>> Start
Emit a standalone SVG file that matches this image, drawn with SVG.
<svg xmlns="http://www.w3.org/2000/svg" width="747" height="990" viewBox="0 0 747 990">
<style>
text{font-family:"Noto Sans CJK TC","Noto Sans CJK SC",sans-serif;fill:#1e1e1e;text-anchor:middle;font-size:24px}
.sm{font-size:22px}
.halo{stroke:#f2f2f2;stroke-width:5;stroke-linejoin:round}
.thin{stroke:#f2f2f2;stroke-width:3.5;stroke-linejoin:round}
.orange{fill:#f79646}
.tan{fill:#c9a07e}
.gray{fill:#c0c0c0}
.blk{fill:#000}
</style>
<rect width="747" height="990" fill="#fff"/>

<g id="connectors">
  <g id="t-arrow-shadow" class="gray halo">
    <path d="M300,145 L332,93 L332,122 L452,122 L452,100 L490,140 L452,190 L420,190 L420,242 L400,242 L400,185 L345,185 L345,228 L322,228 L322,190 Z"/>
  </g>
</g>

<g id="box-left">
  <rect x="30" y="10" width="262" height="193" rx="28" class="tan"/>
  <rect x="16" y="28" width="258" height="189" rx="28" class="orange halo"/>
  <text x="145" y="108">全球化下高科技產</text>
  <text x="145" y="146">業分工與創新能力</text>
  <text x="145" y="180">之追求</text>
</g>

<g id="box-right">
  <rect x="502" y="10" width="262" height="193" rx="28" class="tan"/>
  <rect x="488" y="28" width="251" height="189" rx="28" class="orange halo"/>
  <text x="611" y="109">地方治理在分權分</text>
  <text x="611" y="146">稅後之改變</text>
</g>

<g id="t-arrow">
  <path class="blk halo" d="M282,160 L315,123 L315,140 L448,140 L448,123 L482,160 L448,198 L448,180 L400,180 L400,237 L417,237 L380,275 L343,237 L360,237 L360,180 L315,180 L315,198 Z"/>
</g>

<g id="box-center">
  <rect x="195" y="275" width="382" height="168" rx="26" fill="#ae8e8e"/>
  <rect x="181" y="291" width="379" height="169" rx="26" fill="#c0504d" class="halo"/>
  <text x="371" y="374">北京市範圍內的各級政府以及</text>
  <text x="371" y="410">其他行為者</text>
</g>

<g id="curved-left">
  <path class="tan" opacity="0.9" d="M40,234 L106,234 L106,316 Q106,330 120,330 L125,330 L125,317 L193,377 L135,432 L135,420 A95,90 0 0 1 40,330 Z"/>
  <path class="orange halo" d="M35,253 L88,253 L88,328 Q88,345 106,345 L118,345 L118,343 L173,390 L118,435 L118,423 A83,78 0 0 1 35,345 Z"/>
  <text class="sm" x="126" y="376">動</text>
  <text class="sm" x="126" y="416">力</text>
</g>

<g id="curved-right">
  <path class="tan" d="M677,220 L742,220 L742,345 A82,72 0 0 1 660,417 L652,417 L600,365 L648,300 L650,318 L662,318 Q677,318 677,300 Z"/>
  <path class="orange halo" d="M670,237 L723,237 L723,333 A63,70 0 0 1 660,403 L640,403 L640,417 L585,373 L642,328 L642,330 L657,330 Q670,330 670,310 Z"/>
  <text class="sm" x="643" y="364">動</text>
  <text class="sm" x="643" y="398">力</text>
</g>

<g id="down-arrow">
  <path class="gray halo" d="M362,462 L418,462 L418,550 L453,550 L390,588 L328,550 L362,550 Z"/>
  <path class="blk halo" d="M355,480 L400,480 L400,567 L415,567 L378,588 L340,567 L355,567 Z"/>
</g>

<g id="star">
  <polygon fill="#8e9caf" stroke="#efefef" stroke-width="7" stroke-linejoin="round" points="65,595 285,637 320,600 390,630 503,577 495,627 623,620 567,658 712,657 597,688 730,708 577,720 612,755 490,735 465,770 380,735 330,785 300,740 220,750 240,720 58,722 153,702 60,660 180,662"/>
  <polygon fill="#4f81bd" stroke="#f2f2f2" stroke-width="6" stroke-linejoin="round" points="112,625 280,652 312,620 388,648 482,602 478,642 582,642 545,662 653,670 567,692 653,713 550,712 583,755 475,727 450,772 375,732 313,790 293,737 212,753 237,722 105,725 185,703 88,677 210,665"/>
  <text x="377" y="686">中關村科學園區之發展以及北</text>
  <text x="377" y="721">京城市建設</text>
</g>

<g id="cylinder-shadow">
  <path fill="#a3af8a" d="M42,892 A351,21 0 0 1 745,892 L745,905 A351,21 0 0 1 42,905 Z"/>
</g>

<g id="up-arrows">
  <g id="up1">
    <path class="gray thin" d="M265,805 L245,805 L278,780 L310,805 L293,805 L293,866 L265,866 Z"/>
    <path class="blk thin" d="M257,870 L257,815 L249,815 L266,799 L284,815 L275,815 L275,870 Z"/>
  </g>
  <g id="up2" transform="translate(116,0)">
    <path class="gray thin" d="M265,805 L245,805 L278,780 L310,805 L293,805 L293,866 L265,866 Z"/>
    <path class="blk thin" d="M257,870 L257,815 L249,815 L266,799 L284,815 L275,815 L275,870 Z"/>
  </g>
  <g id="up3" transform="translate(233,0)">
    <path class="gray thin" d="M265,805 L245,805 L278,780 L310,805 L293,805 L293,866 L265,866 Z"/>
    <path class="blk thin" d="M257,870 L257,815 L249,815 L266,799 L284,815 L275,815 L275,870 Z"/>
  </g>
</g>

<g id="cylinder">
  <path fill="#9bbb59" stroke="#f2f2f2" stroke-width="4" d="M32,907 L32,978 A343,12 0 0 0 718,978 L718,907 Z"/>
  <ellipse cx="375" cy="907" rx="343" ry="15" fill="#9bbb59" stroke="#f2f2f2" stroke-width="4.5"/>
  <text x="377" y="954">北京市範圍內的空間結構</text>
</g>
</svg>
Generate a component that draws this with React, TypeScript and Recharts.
>> End
▶ _Directions_: In the entries above, how many lines hold the word "that"? State the number and nothing else.

▶ _Written answer_: 2